Exercise 6: Plot of your choice
Pick another variable or two from the list of variables above. Make a plot of their relationship.
Write a one-sentence description of what the plot suggests about ridership based on the data.
Click Render to check that you can view the rendered output of your document.
Reflection
At the end of your document, write a sentence or two of your overall reflections on this exercise. You may write whatever you want, but you might perhaps respond to one or two of these questions:
- Was anything unclear about this assignment?
- How hard was it for you? Where did you get “stuck”?
- How long did it take you?
- What questions or uncertainties remain?
- What skills do you think you’ll need more practice with?
- Did you try anything out of curiosity that you weren’t specifically asked to do?
We’ll respond to these reflections in class, but only in an overall sense and only once we’ve had a chance to review them.
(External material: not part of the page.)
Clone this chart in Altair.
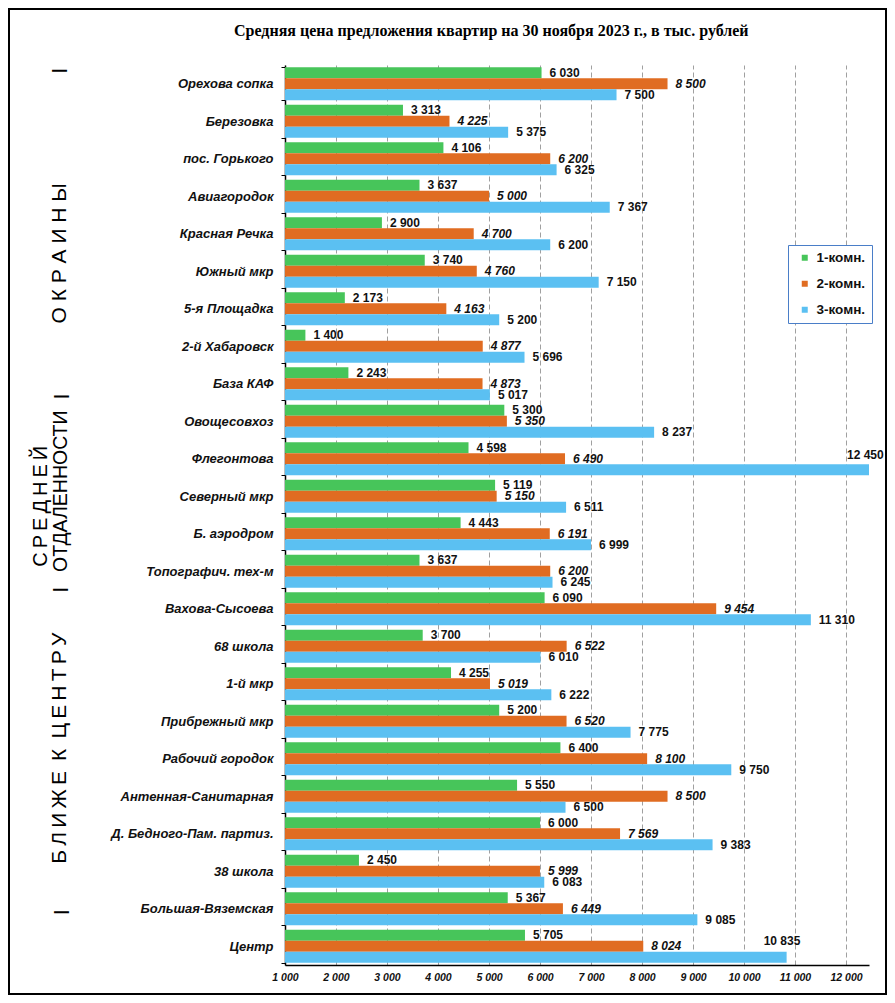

If you have a question that needs a response, please post it on Perusall.
Submitting
First, make sure that your qmd
file is free of template text. (Did you change the title and author names? Did you remove the “your code here” lines? Did you delete any “replace this line” text?)
Make sure that your qmd
file renders successfully by clicking Render. Spot-check that your most recent change is reflected in the rendered output. Then, submit your html
file to Moodle. Refer to the first Exercise for how—but this time, submit your HTML file.